Understand the Goals
There are many different estate planning vehicles that may collectively make up the estate plan. Within each vehicle, you may find several named individuals. You may have a trustee charged with the fiduciary duty of “running” the trust. You may have a grantor, or creator, of the trust. And you will certainly recognize the beneficiaries, who may be numerous and have varied interests. For instance, some beneficiaries may have an immediate interest in the trust assets, while others’ interests may not vest until a future date. Then there’s the fact that beneficiaries may change over time due to birth, marriage, divorce, or death.
With so many different parties to a trust, how can you be sure that the proposed investment choices align with the needs of the proper beneficiaries?
To maximize the benefit of the estate plan to your client and your client’s heirs, you need to understand the goals of each trust within the plan. This doesn’t mean that you need the technical knowledge of the attorney who drafts the trust; rather, you should have a general understanding of how the trust works, the trust’s tax status, why the trust is part of the plan, and whom the trust is intended to benefit.
Don’t rely on the client to interpret the function of the trust for you. Take advantage of your professional relationship with your client’s attorney and ask the questions that will help you manage the assets in the most effective manner.
Consider asking the attorney some of the following questions when discussing the client’s estate plan:
- Is it a grantor trust, where all trust income is reported on the grantor’s individual return, or is it a separate tax-paying entity?
- Will the assets in the trust be subject to estate taxes, or will the assets pass to the beneficiaries estate tax-free?
- Is there an income beneficiary due to receive income payments from the trust for a term of years or for life?
- Has a qualified charity been named as beneficiary to the trust?
- How much liquidity does the estate need to meet administrative and estate tax liabilities?

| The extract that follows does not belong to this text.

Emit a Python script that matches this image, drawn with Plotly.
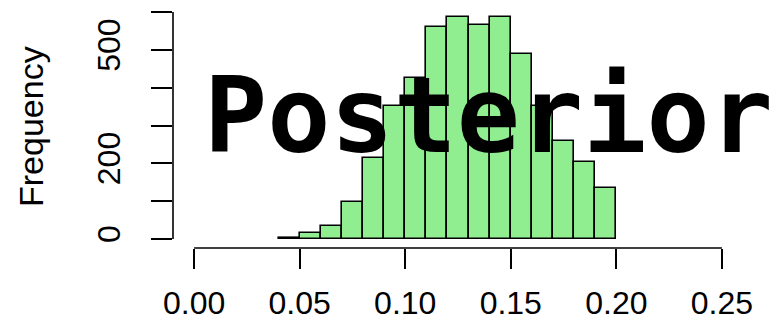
import plotly.graph_objects as go

bin_left = [0.04, 0.05, 0.06, 0.07, 0.08, 0.09, 0.10, 0.11, 0.12, 0.13, 0.14, 0.15, 0.16, 0.17, 0.18, 0.19]
counts = [2, 15, 35, 97, 213, 352, 425, 561, 588, 567, 588, 490, 352, 260, 203, 134]
bin_width = 0.01
x_ticks = [0.00, 0.05, 0.10, 0.15, 0.20, 0.25]
x_ticklabels = ["0.00", "0.05", "0.10", "0.15", "0.20", "0.25"]
y_ticks = [0, 100, 200, 300, 400, 500, 600]
y_ticklabels = ["0", "", "200", "", "", "500", ""]

centers = [b + bin_width / 2 for b in bin_left]

fig = go.Figure()
fig.add_trace(go.Bar(
    x=centers, y=counts, width=[bin_width] * len(counts),
    marker=dict(color="#90EE90", line=dict(color="black", width=1.6)),
    showlegend=False, hoverinfo="skip",
))

tickfont = dict(family="Liberation Sans, Arial, sans-serif", size=32, color="black")

fig.update_layout(
    width=780, height=326,
    margin=dict(l=173, r=37, t=3, b=78),
    plot_bgcolor="white", paper_bgcolor="white",
    bargap=0,
    xaxis=dict(range=[-0.01, 0.26], tickvals=x_ticks, ticktext=x_ticklabels,
               ticks="outside", ticklen=20, tickwidth=1.6, tickcolor="black",
               showline=False, showgrid=False, zeroline=False,
               ticklabelstandoff=7, tickfont=tickfont),
    yaxis=dict(range=[-24, 624], tickvals=y_ticks, ticktext=y_ticklabels,
               ticks="outside", ticklen=21, tickwidth=1.6, tickcolor="black",
               showline=False, showgrid=False, zeroline=False,
               ticklabelstandoff=18, tickangle=-90, tickfont=tickfont),
    shapes=[
        dict(type="line", xref="x", yref="paper", x0=x_ticks[0], x1=x_ticks[-1], y0=0, y1=0,
             line=dict(color="black", width=1.6)),
        dict(type="line", xref="paper", yref="y", x0=0, x1=0, y0=y_ticks[0], y1=y_ticks[-1],
             line=dict(color="black", width=1.6)),
    ],
    annotations=[
        dict(text="Frequency", xref="paper", yref="paper", x=(31 - 173) / 570, y=(248 - 127) / 245,
             xanchor="center", yanchor="middle", textangle=-90, showarrow=False,
             font=dict(family="Liberation Sans, Arial, sans-serif", size=34, color="black")),
        dict(text="<b>Posterior</b>", xref="paper", yref="paper", x=(488 - 173) / 570, y=(248 - 116) / 245,
             xanchor="center", yanchor="middle", showarrow=False,
             font=dict(family="DejaVu Sans Mono", size=105, color="black")),
    ],
)

fig.write_html("out.html")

These are only a few examples you can use to identify the investment needs of any trust. Now let’s look at a couple of common trusts found in estate plans and discuss how investment decisions can affect the outcome of the estate plan.
A bypass trust (also known as a credit shelter or B trust) is a common estate planning vehicle for married couples. It can effectively shelter the assets of the first spouse to die from federal estate taxes, which would otherwise be incurred if those assets passed directly to the surviving spouse. The use of a bypass trust allows both spouses to use their applicable exclusion amounts (currently $2 million and scheduled to increase to $3.5 million in 2009) at each death, which, in turn, allows the maximum amount of assets to pass to heirs estate tax-free.